● **PROBLEM DETAILS**: Show all lines that include the string "page"; copy each one.

● **STORED RECORDS**:
-- Start --
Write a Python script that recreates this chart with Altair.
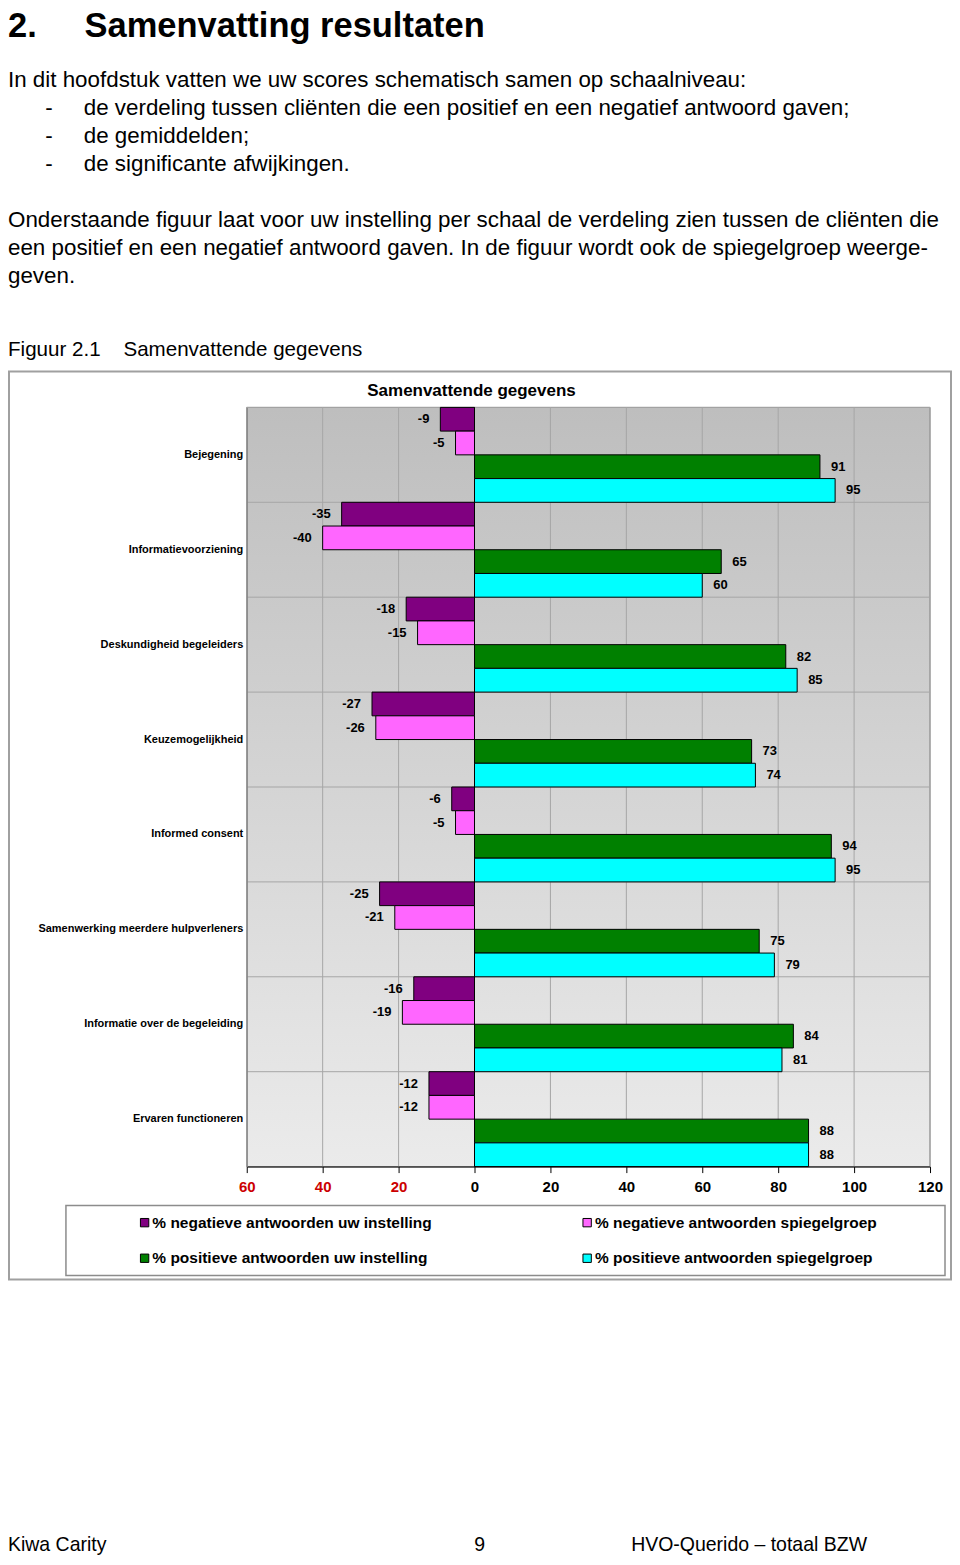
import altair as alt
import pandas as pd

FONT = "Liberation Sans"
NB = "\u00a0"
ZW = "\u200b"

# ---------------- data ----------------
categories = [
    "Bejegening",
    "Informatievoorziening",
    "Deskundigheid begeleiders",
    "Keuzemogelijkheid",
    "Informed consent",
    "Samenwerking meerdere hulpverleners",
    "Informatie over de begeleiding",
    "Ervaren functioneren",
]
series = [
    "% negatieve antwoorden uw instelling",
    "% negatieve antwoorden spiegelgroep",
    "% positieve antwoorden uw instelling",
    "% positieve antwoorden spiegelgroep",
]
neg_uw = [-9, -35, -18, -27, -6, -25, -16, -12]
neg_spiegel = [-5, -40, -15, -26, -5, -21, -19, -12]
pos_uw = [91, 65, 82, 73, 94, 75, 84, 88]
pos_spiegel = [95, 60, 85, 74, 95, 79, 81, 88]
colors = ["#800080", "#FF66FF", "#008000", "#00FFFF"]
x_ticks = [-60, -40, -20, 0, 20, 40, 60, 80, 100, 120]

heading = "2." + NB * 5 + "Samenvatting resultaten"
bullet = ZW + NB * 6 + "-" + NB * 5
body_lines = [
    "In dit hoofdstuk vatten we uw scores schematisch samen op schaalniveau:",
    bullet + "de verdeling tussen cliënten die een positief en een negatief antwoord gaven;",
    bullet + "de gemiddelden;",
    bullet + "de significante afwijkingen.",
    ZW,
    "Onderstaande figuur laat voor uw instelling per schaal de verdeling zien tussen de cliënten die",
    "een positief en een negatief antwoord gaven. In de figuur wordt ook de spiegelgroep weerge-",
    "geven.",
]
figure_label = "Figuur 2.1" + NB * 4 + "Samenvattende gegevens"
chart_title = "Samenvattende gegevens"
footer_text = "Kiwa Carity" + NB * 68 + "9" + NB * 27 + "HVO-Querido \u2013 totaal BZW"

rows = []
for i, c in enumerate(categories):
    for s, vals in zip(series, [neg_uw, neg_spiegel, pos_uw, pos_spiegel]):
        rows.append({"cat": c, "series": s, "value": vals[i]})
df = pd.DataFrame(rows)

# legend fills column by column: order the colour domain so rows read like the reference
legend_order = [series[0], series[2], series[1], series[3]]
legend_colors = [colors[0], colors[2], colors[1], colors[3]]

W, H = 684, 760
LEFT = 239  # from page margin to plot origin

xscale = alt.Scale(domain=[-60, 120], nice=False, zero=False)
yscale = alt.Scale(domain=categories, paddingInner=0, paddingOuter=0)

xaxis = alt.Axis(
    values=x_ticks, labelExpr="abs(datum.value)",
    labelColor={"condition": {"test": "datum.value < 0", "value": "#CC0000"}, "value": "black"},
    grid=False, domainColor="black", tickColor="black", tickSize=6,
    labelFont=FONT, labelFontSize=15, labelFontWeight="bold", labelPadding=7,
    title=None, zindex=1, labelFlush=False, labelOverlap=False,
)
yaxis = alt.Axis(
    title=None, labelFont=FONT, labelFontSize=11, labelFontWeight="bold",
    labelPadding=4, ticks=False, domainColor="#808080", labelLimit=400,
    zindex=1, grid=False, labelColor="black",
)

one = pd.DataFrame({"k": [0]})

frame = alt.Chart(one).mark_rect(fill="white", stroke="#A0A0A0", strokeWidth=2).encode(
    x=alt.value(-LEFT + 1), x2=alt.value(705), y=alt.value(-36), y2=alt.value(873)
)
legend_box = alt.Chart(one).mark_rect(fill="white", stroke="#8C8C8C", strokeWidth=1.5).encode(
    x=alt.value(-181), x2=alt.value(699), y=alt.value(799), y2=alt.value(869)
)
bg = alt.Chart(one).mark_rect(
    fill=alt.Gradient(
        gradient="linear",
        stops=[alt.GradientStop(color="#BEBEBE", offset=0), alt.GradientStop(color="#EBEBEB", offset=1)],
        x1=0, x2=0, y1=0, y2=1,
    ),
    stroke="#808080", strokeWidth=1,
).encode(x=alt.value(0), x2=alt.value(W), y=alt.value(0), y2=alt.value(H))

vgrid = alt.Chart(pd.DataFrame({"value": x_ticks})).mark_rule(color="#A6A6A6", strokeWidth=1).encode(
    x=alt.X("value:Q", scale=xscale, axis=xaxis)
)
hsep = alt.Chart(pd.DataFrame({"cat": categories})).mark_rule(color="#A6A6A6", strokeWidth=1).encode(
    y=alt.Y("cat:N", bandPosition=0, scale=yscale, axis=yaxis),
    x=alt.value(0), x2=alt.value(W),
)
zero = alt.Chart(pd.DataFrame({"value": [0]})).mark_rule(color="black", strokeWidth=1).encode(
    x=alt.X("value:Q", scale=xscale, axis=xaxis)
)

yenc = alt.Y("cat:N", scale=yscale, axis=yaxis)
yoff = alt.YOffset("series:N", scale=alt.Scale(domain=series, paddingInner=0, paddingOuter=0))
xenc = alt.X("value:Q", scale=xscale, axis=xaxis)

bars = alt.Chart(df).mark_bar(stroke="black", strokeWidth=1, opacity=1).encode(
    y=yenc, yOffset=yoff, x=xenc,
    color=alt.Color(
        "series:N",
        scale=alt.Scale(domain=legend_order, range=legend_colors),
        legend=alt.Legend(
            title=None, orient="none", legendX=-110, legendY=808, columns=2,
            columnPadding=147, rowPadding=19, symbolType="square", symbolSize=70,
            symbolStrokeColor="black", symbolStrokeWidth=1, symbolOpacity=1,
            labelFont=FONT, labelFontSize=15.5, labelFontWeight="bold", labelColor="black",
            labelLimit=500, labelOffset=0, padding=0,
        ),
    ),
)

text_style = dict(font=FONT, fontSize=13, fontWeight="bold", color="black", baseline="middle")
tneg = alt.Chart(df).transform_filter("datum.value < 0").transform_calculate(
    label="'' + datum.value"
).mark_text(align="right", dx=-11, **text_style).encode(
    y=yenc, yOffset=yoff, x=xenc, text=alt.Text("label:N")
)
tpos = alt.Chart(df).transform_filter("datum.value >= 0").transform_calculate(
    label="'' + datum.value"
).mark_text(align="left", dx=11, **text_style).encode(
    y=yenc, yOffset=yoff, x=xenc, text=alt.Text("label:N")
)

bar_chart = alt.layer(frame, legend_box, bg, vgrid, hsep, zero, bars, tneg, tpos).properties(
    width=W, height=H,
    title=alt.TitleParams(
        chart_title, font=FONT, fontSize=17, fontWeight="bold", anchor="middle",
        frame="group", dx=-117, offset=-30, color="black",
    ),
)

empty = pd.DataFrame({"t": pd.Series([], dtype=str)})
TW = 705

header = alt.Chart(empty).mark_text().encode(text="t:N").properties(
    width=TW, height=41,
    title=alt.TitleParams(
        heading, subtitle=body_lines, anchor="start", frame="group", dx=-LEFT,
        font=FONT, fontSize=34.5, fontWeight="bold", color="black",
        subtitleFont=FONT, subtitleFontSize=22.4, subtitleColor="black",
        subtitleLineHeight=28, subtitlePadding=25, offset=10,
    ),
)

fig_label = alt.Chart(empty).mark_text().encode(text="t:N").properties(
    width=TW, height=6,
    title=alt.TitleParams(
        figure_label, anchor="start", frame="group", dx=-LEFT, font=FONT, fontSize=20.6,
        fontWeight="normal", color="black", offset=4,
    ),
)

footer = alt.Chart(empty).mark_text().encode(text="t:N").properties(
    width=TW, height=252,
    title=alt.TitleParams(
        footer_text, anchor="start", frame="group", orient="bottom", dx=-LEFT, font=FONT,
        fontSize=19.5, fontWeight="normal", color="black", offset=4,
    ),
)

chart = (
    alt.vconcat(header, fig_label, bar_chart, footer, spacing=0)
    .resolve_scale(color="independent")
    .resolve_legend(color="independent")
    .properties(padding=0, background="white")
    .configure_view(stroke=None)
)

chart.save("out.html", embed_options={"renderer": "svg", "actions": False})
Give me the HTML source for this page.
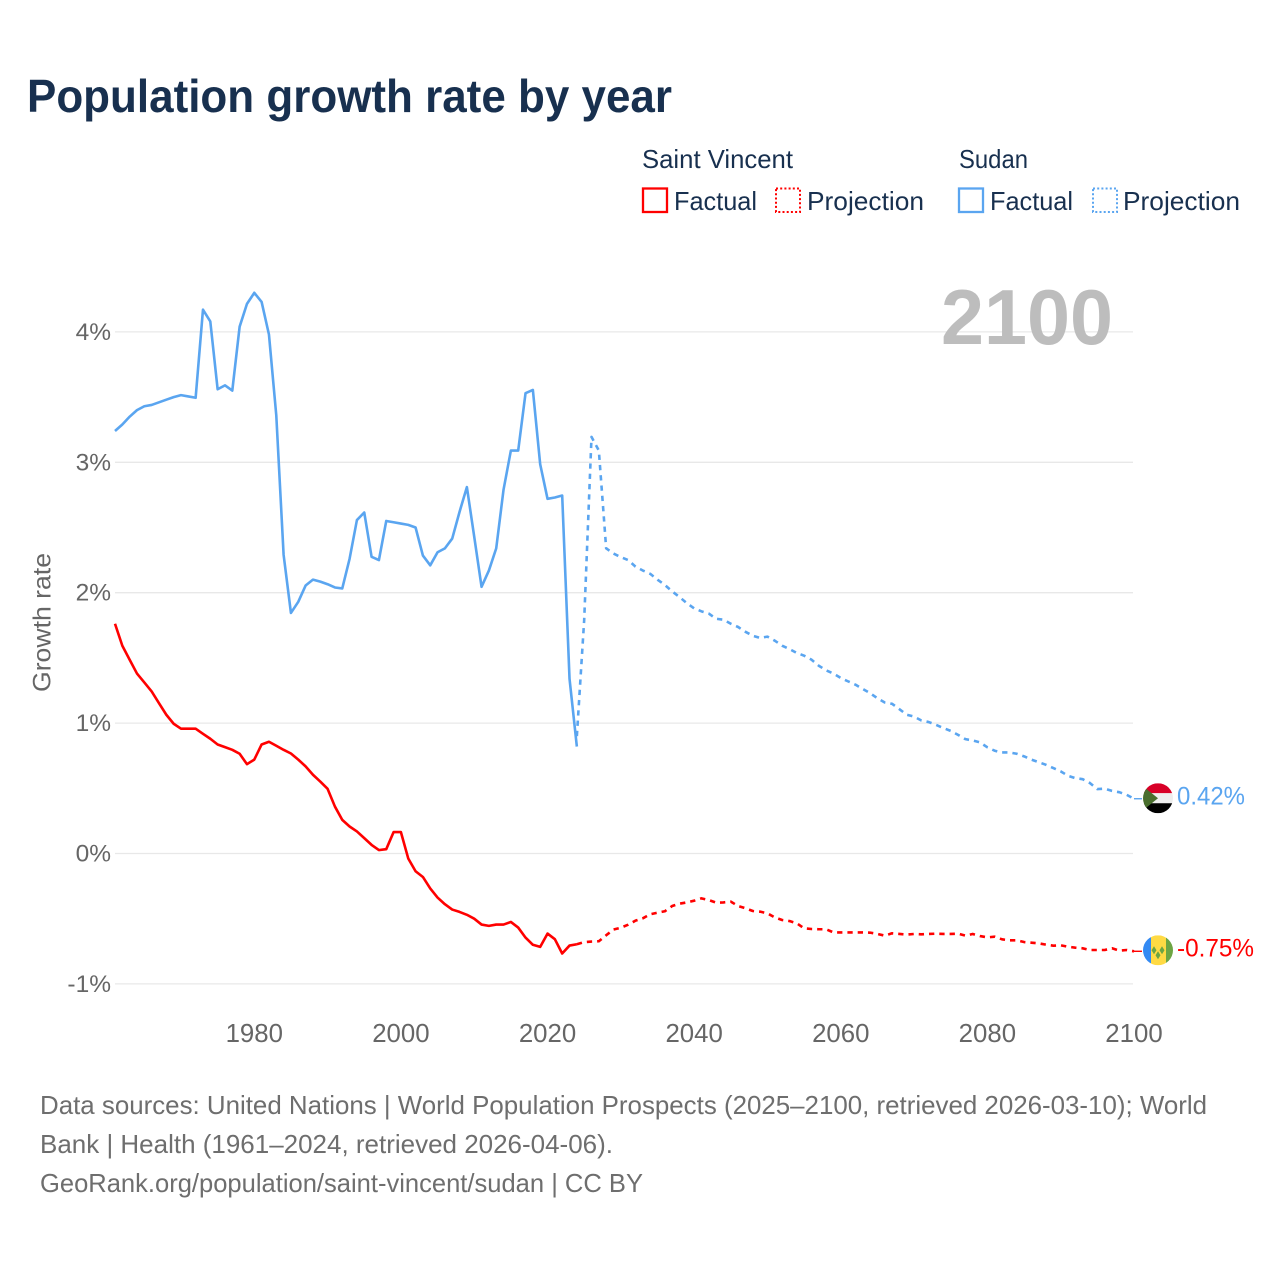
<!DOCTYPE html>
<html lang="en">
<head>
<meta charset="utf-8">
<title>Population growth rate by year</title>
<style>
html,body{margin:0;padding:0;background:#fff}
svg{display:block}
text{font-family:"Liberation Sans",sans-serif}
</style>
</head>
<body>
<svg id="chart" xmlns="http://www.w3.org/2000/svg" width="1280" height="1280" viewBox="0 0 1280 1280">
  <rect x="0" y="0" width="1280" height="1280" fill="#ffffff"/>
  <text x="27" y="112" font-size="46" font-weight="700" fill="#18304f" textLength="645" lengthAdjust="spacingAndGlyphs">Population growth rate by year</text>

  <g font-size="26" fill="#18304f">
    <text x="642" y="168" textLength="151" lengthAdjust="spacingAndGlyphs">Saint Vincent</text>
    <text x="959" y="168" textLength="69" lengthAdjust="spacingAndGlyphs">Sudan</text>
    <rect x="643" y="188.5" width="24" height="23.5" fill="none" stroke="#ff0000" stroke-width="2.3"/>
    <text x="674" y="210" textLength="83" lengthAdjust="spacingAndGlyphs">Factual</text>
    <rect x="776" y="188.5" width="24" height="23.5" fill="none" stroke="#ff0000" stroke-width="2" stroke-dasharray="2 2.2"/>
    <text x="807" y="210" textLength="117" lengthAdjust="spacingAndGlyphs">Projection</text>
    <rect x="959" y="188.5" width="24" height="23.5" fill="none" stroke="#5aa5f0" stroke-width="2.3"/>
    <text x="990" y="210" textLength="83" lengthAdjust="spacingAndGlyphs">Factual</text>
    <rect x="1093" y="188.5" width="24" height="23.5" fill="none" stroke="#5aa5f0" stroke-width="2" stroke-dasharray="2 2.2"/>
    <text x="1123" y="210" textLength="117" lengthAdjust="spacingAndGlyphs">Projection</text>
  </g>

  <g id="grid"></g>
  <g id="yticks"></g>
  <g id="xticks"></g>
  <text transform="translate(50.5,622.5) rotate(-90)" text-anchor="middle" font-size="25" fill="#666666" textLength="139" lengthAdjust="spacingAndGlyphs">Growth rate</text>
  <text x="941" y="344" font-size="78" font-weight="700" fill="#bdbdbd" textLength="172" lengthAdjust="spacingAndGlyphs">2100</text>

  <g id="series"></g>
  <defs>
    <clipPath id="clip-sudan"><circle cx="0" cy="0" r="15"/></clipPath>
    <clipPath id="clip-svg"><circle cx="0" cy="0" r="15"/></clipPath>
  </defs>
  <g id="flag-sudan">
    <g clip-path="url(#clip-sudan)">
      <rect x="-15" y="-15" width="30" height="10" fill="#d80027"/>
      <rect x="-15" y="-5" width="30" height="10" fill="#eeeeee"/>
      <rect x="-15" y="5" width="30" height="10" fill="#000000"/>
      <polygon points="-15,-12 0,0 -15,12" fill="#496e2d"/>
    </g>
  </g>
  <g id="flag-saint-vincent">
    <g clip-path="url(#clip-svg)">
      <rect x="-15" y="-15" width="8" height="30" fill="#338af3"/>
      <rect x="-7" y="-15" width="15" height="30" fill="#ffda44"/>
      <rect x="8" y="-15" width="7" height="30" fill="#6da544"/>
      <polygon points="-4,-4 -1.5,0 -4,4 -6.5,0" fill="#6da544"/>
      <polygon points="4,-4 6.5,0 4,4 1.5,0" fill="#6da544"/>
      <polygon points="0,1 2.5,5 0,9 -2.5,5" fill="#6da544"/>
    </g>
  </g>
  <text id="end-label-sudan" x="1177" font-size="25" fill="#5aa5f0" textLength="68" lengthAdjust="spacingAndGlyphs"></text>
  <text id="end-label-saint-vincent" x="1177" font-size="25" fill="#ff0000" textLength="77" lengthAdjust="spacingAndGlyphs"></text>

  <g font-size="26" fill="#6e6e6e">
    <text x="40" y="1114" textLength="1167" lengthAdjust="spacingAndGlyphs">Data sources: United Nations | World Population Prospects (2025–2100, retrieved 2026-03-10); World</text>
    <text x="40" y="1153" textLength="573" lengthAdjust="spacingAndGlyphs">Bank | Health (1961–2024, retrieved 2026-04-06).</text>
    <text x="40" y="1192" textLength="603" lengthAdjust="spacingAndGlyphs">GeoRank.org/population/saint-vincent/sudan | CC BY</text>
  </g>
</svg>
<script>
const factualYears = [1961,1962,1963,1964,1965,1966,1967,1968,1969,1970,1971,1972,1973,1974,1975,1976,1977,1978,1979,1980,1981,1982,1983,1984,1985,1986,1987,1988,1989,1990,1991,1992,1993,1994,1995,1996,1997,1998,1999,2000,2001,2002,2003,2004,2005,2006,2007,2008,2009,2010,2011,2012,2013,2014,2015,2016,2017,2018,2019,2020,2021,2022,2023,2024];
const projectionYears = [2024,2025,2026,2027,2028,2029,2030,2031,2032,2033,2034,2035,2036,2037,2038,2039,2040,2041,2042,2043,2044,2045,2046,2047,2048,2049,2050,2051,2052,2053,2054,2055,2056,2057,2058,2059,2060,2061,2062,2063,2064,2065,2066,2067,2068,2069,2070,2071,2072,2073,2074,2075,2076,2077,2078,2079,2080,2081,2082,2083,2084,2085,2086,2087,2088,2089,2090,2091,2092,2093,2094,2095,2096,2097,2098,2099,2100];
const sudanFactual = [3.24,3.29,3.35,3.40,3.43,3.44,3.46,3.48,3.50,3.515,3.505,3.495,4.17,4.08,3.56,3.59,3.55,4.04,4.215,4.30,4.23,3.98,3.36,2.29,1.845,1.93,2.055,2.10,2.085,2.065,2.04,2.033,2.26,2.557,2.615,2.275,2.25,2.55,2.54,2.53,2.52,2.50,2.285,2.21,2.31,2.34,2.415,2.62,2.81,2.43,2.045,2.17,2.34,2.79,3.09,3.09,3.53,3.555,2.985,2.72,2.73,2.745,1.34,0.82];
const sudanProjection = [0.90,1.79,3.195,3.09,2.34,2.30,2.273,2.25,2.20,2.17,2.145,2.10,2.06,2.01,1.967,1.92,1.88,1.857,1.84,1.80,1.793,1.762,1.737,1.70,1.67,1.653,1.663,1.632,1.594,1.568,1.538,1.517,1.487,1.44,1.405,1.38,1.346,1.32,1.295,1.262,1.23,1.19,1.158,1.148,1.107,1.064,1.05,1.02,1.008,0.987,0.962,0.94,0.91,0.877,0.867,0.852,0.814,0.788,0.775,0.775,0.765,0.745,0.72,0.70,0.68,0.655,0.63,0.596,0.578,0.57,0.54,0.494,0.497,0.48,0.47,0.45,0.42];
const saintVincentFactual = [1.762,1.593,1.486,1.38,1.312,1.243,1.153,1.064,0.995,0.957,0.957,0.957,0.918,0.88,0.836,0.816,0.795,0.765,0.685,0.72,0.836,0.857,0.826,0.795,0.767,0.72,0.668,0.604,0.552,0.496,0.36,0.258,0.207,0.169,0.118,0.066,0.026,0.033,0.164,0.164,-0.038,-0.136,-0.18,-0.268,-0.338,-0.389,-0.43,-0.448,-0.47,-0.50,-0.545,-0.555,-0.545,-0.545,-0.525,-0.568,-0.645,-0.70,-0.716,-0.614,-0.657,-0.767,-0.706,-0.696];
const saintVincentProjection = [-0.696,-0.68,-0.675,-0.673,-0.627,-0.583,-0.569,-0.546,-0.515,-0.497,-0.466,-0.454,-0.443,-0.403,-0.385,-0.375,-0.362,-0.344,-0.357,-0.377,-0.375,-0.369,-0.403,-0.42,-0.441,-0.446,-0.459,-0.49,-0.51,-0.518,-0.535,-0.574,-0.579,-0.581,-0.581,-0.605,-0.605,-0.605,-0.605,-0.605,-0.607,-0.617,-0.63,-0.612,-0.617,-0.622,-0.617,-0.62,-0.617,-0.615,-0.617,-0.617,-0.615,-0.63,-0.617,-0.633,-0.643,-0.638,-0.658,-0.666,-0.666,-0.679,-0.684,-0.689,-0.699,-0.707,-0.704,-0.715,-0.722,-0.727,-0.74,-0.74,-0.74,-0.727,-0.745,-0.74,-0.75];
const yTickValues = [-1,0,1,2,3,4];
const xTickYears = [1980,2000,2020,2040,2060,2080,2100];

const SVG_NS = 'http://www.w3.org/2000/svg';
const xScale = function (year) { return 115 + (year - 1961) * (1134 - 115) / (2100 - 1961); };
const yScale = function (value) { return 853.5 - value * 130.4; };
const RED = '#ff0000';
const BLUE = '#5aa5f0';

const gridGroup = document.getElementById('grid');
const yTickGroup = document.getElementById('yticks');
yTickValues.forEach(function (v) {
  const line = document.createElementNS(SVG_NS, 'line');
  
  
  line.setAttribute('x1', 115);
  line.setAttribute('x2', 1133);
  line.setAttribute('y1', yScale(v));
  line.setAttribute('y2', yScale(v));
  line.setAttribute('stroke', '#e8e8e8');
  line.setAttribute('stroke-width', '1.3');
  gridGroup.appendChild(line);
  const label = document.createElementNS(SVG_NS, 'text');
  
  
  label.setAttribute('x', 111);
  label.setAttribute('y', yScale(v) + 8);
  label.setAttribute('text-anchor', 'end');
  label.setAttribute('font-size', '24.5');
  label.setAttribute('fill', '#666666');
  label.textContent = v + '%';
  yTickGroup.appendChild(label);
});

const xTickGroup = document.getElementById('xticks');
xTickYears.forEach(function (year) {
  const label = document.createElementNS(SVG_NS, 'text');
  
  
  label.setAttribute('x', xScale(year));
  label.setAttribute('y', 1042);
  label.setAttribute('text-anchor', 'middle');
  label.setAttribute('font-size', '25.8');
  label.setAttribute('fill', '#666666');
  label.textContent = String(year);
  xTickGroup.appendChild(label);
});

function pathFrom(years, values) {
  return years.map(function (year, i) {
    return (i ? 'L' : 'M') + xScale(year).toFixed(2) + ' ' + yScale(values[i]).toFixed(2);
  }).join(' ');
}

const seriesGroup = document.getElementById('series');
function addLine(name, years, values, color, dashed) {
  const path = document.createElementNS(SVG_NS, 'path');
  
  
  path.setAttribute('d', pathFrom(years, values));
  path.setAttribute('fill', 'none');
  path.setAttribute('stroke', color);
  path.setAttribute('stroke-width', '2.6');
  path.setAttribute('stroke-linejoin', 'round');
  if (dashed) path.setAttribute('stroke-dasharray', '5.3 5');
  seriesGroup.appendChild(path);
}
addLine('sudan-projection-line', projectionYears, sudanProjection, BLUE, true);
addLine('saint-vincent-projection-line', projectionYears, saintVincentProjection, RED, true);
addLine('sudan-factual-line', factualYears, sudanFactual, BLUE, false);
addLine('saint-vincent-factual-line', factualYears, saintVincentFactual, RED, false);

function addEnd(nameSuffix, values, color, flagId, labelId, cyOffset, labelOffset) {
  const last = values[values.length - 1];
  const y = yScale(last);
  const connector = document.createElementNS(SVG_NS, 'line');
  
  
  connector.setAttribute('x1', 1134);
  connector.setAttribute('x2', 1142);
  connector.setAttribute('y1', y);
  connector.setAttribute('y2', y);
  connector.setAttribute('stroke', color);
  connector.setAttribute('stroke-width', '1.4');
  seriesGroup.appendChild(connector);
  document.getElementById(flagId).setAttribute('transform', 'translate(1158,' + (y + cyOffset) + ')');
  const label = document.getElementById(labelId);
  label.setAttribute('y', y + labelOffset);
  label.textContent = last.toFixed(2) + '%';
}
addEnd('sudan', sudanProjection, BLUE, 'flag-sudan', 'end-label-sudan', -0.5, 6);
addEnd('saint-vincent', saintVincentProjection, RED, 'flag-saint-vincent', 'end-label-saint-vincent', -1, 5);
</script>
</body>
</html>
-- End --
● **TASK SOLUTION**:
LEFT = 239  # from page margin to plot origin
Give me the HTML source for this page.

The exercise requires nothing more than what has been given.